Wednesday, September 24, 2008

Iris Olivia Dixon

Well, it appears my wife and I have spawned another offspring. Iris Olivia Dixon was born yesterday, 9/23/08, at 6:03p at our home in Mesa, AZ. She checked in at 7 lbs. 15 oz., and 21 inches long. Mom and baby are doing well, and her siblings were very happy to meet her. Welcome to the family, Iris!

Friday, July 18, 2008

Mission (#1) Accomplished

At the risk of sounding like our wonderful President, I hereby declare that Mission #1 has been Accomplished. I set out last August to lose 55 pounds, and much to my surprise, I've actually done it. I started out a fabulously rotund 255...

...and dropped to a much slimmer 200 as of Tuesday, July 15, 2008:

That picture was taken last night after a brutal 20-mile bike ride from home to Mesa Community College and back (I'm taking night classes in an attempt to finish my degree). I biked the 10 miles one-way only to discover that the instructor was absent due to car trouble, and the exam I was supposed to take was now a take-home test. That's all well and good, but I was expecting to get a nice 90-minute break (not to mention 90 minutes to allow the Arizona sun to set) between the two legs of my bike trip. Oh, well - I made it home in one piece. But I digress....

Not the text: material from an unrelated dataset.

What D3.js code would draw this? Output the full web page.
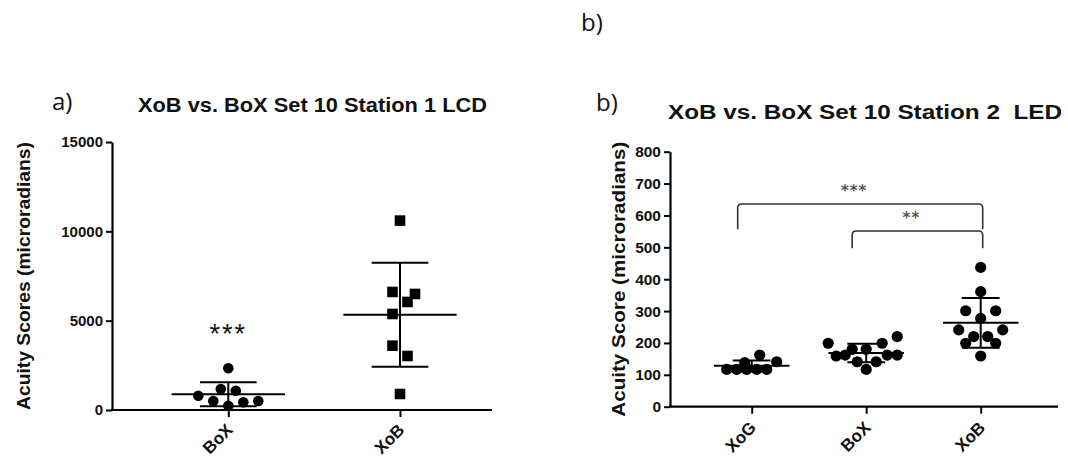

I lost about 20 pounds last year, just by cutting out soda, trying to limit my portions a bit, and going to the gym twice a week or so, but by November I had fallen completely off the bandwagon. I remained somewhere between 235 and 240 lbs until a friend/co-worker turned me on to The Daily Plate (thanks Ryan!). I started tracking my food intake and exercise on April 8th, aiming to lose two pounds per week, and lo and behold, the remaining 36 pounds I had to lose are officially gone 14 weeks later (2.57 pounds per week).

It turns out all I needed was a little accountability; having to enter everything I ate into a diary really changed my behavior. Yes, I still eat plenty of ice cream and donuts, but on the days I do I'll eat smaller meals or work out longer. I have also discovered the wonders of the banana and the apple, both very filling but lacking in calories. Of course, changing my eating habits was only half of the equation; I also spend a lot of time and energy at the gym, lifting weights, riding a bike, swimming, and playing basketball. It has been an incredibly positive change for me - I feel better, look better, and have had to buy an entirely new wardrobe. :)

I could never have done this without: my lovely wife (for encouraging me), my friend Ryan (for turning me on to The Daily Plate; he's down 45 pounds himself), the author of this article, Krispy Kreme and Dairy Queen (for keeping me sane), LA Fitness, Mike at Mike's Bike Chalet, the folks at Kashi (for their excellent granola bars, my breakfast every day for the last couple months), my dad (for inspiration), Jacob Moffat (likewise), and my fellow Elders (for Tuesday night basketball at the church). I'm sure I'm forgetting plenty of people, places, and things - my apologies.

Onward and, well, downward
So where to go from here? Much to my surprise and dismay, I'm still rocking a nice gut, albeit a substantially smaller one than I am used to. I have set a second goal of 185 pounds, which will put my Body Mass Index in the normal range (I'm still in the overweight group). I've adjusted my weight loss goal on TDP to 1.5 pounds per week (allowing me around 1900 calories a day - 1600 was getting pretty old there for a while), so hopefully I'll hit 185 sometime in September/October. Wish me luck!

Thursday, June 26, 2008

No, I suppose I'm not a girly girl.

My lovely wife talked me into determining which Disney princess I am and posting the results on my blog.

Strong and spirited. You're no one's girly girl; actually you are very determined person with a strong sense of self. Never let go of that! The only thing that equals your sense of self is your family, but the traditions of society can always be bent to protect something or someone you love.

That description is actually fairly accurate, especially the part about my not being anyone's girly girl. :)

Now, you go take it, and embarrass yourself on your own blog.